Eliminating Allergens: Ask your vet immediately for a plan to identify the cause of allergy.
2. Omega 3 Fatty Acids & Other Supplements
If your cat has a well-balanced diet, you can ask your vet if you can give an Omega 3 supplement.
“The benefits of fish oil for pets even go beyond skin moisture -- some tests indicate it may help prevent cancer. You may also consider a more general supplement, like Dermatrix, that includes keratin for skin health,” Leonardo said.
3. Topical Treatments, Shampoos, and Grooming
Shampoos: Use shampoo only if your cat is very dirty, greasy, or sticky. If not, there is no reason to bathe a cat, Leonardo said.
Flea and tick Topical treatments will remove lice or flea infestations, which may skin issues.
Brushing your cat regularly will help spread their natural skin oils.

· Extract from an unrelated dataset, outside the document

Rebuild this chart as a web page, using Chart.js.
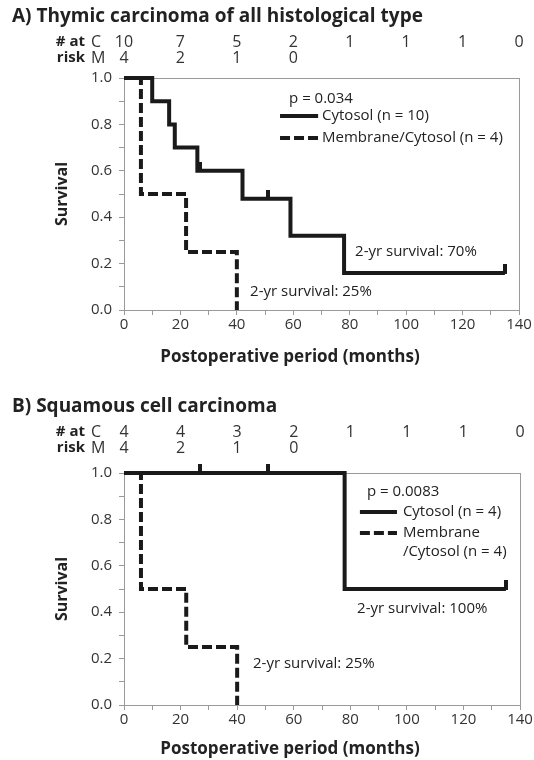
<!DOCTYPE html>
<html>
<head>
<meta charset="utf-8">
<script src="https://cdn.jsdelivr.net/npm/chart.js@4.4.1/dist/chart.umd.min.js"></script>
<style>
  html, body { margin: 0; padding: 0; background: #fff; }
  body { width: 534px; height: 760px; position: relative; overflow: hidden; }
  canvas { position: absolute; left: 0; }
  #chartA { top: 0; }
  #chartB { top: 395px; }
</style>
</head>
<body>
<canvas id="chartA" width="534" height="390"></canvas>
<canvas id="chartB" width="534" height="365"></canvas>
<script>
// Numbers at risk are given at these months
const riskTimes = [0, 20, 40, 60, 80, 100, 120, 140];

// A) Thymic carcinoma of all histological type
const aCytoTimes = [0, 10, 16, 18, 26, 42, 59, 78, 135];
const aCytoSurv = [1, 0.9, 0.8, 0.7, 0.6, 0.48, 0.32, 0.16, 0.16];
const aCytoCensor = [27, 51, 135];
const aMembTimes = [0, 6, 22, 40];
const aMembSurv = [1, 0.5, 0.25, 0];
const aRiskC = [10, 7, 5, 2, 1, 1, 1, 0];
const aRiskM = [4, 2, 1, 0];

// B) Squamous cell carcinoma
const bCytoTimes = [0, 78, 135];
const bCytoSurv = [1, 0.5, 0.5];
const bCytoCensor = [27, 51, 135];
const bMembTimes = [0, 6, 22, 40];
const bMembSurv = [1, 0.5, 0.25, 0];
const bRiskC = [4, 4, 3, 2, 1, 1, 1, 0];
const bRiskM = [4, 2, 1, 0];

const INK = '#1a1a1a';
const AXIS = '#9a9a9a';
const FONT = "'Open Sans', 'Noto Sans', sans-serif";

Chart.defaults.font.family = FONT;
Chart.defaults.color = '#333';

// censor mark: short tick standing up from the curve
const censorMark = document.createElement('canvas');
censorMark.width = 4;
censorMark.height = 18;
(function () {
    const c = censorMark.getContext('2d');
    c.fillStyle = INK;
    c.fillRect(0, 0, 4, 10);
})();

// survival value of a step curve at time t
function survivalAt(times, surv, t) {
    let s = surv[0];
    times.forEach((ti, i) => { if (ti <= t) s = surv[i]; });
    return s;
}

function toPoints(times, surv) {
    return times.map((t, i) => ({ x: t, y: surv[i] }));
}

function drawText(ctx, str, x, y, font, align, color) {
    ctx.save();
    ctx.font = font;
    ctx.textAlign = align || 'left';
    ctx.textBaseline = 'middle';
    ctx.fillStyle = color || '#222';
    ctx.fillText(str, x, y);
    ctx.restore();
}

function makeDecor(cfg) {
    return {
        id: 'kmDecor',
        beforeDatasetsDraw(chart) {
            // plot frame (top and right sides too)
            const a = chart.chartArea;
            const ctx = chart.ctx;
            ctx.save();
            ctx.strokeStyle = AXIS;
            ctx.lineWidth = 1;
            ctx.strokeRect(a.left + 0.5, a.top + 0.5, a.right - a.left, a.bottom - a.top);
            ctx.restore();
        },
        afterDraw(chart) {
            const ctx = chart.ctx;
            const xs = chart.scales.x;
            const ys = chart.scales.y;

            drawText(ctx, cfg.title, 12, cfg.titleY, "bold 19px " + FONT, 'left', '#222');
            // x axis title sits left of the plot centre in the original
            drawText(ctx, 'Postoperative period (months)', 290, cfg.xTitleY, "bold 17px " + FONT, 'center', '#222');

            // number at risk table
            const bold = "bold 15px " + FONT;
            const reg = "16px " + FONT;
            drawText(ctx, '# at', 85, cfg.riskY[0], bold, 'right');
            drawText(ctx, 'risk', 85, cfg.riskY[1], bold, 'right');
            drawText(ctx, 'C', 91, cfg.riskY[0], reg, 'left', '#333');
            drawText(ctx, 'M', 91, cfg.riskY[1], reg, 'left', '#333');
            cfg.riskC.forEach((n, i) => {
                drawText(ctx, String(n), xs.getPixelForValue(riskTimes[i]), cfg.riskY[0], reg, 'center', '#333');
            });
            cfg.riskM.forEach((n, i) => {
                drawText(ctx, String(n), xs.getPixelForValue(riskTimes[i]), cfg.riskY[1], reg, 'center', '#333');
            });

            // legend samples
            const lg = cfg.legend;
            ctx.save();
            ctx.strokeStyle = INK;
            ctx.lineWidth = 4;
            ctx.lineCap = 'butt';
            [[lg.solidY, []], [lg.dashY, [10, 4]]].forEach(([yv, dash]) => {
                const py = ys.getPixelForValue(yv);
                ctx.setLineDash(dash);
                ctx.beginPath();
                ctx.moveTo(xs.getPixelForValue(lg.from), py);
                ctx.lineTo(xs.getPixelForValue(lg.to), py);
                ctx.stroke();
            });
            ctx.restore();

            const note = "15px " + FONT;
            cfg.notes.forEach(n => {
                drawText(ctx, n.text, xs.getPixelForValue(n.x), ys.getPixelForValue(n.y), note, 'left', '#222');
            });
        }
    };
}

function drawKM(canvasId, cfg) {
    const ctx = document.getElementById(canvasId).getContext('2d');

    const censorPoints = cfg.censor.map(t => ({ x: t, y: survivalAt(cfg.cytoTimes, cfg.cytoSurv, t) }));

    return new Chart(ctx, {
        type: 'line',
        data: {
            datasets: [
                {
                    label: 'Cytosol',
                    data: toPoints(cfg.cytoTimes, cfg.cytoSurv),
                    borderColor: INK,
                    borderWidth: 4,
                    stepped: 'before',
                    pointRadius: 0,
                    fill: false,
                    clip: false
                },
                {
                    label: 'Censored',
                    data: censorPoints,
                    showLine: false,
                    pointStyle: censorMark,
                    pointRadius: 6,
                    clip: false
                },
                {
                    label: 'Membrane/Cytosol',
                    data: toPoints(cfg.membTimes, cfg.membSurv),
                    borderColor: INK,
                    borderWidth: 4,
                    borderDash: [10, 4],
                    stepped: 'before',
                    pointRadius: 0,
                    fill: false,
                    clip: false
                }
            ]
        },
        options: {
            responsive: false,
            animation: false,
            devicePixelRatio: 1,
            layout: { padding: { top: 78, left: 0, right: cfg.padRight, bottom: cfg.padBottom } },
            plugins: { legend: { display: false }, tooltip: { enabled: false } },
            scales: {
                x: {
                    type: 'linear',
                    min: 0,
                    max: 140,
                    afterFit: s => { s.height = cfg.xAxisHeight; },
                    border: { color: AXIS },
                    grid: { drawOnChartArea: false, tickLength: 5, color: AXIS },
                    ticks: {
                        stepSize: 10,
                        autoSkip: false,
                        maxRotation: 0,
                        padding: 1,
                        color: '#333',
                        font: { size: 15 },
                        callback: v => (v % 20 === 0 ? v : '')
                    }
                },
                y: {
                    min: 0,
                    max: 1,
                    afterFit: s => { s.width = 124; },
                    border: { color: AXIS },
                    grid: { drawOnChartArea: false, tickLength: 5, color: AXIS },
                    ticks: {
                        stepSize: 0.1,
                        autoSkip: false,
                        padding: 7,
                        color: '#333',
                        font: { size: 15 },
                        callback: v => (Math.round(v * 10) % 2 === 0 ? v.toFixed(1) : '')
                    },
                    title: {
                        display: true,
                        text: 'Survival',
                        color: '#222',
                        font: { size: 16, weight: 'bold', lineHeight: 1.2 },
                        padding: { top: 53, bottom: 0 }
                    }
                }
            }
        },
        plugins: [makeDecor(cfg)]
    });
}

drawKM('chartA', {
    title: 'A) Thymic carcinoma of all histological type',
    titleY: 17,
    xTitleY: 357,
    riskY: [42, 58],
    riskC: aRiskC,
    riskM: aRiskM,
    cytoTimes: aCytoTimes,
    cytoSurv: aCytoSurv,
    censor: aCytoCensor,
    membTimes: aMembTimes,
    membSurv: aMembSurv,
    padRight: 15,
    padBottom: 10,
    xAxisHeight: 70,
    legend: { from: 55.3, to: 68.8, solidY: 0.836, dashY: 0.741 },
    notes: [
        { text: 'p = 0.034', x: 58.5, y: 0.909 },
        { text: 'Cytosol (n = 10)', x: 70.2, y: 0.836 },
        { text: 'Membrane/Cytosol (n = 4)', x: 70.2, y: 0.741 },
        { text: '2-yr survival: 70%', x: 81.9, y: 0.25 },
        { text: '2-yr survival: 25%', x: 44.7, y: 0.078 }
    ]
});

drawKM('chartB', {
    title: 'B) Squamous cell carcinoma',
    titleY: 12,
    xTitleY: 354,
    riskY: [37, 53],
    riskC: bRiskC,
    riskM: bRiskM,
    cytoTimes: bCytoTimes,
    cytoSurv: bCytoSurv,
    censor: bCytoCensor,
    membTimes: bMembTimes,
    membSurv: bMembSurv,
    padRight: 14,
    padBottom: 0,
    xAxisHeight: 55,
    legend: { from: 83.4, to: 96.5, solidY: 0.832, dashY: 0.741 },
    notes: [
        { text: 'p = 0.0083', x: 85.9, y: 0.918 },
        { text: 'Cytosol (n = 4)', x: 98.6, y: 0.832 },
        { text: 'Membrane', x: 98.6, y: 0.741 },
        { text: '/Cytosol (n = 4)', x: 98.6, y: 0.659 },
        { text: '2-yr survival: 100%', x: 82.4, y: 0.414 },
        { text: '2-yr survival: 25%', x: 45.6, y: 0.177 }
    ]
});
</script>
</body>
</html>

4. Antibiotics & Antifungals
The vet will prescribe medicine like antibiotic for any infection-related skin condition.
5. Household Changes
Dry Heat: If the air is very dry due to the hot weather or use of heater, use a humidifier in the room where your cat spends the most time in.
Allergies: “Have you changed laundry detergents? Brought in a new scratching post? Started using a new household cleaner? Your cat’s dry skin could be a reaction or an allergy to one of these substances,” Loenardo said.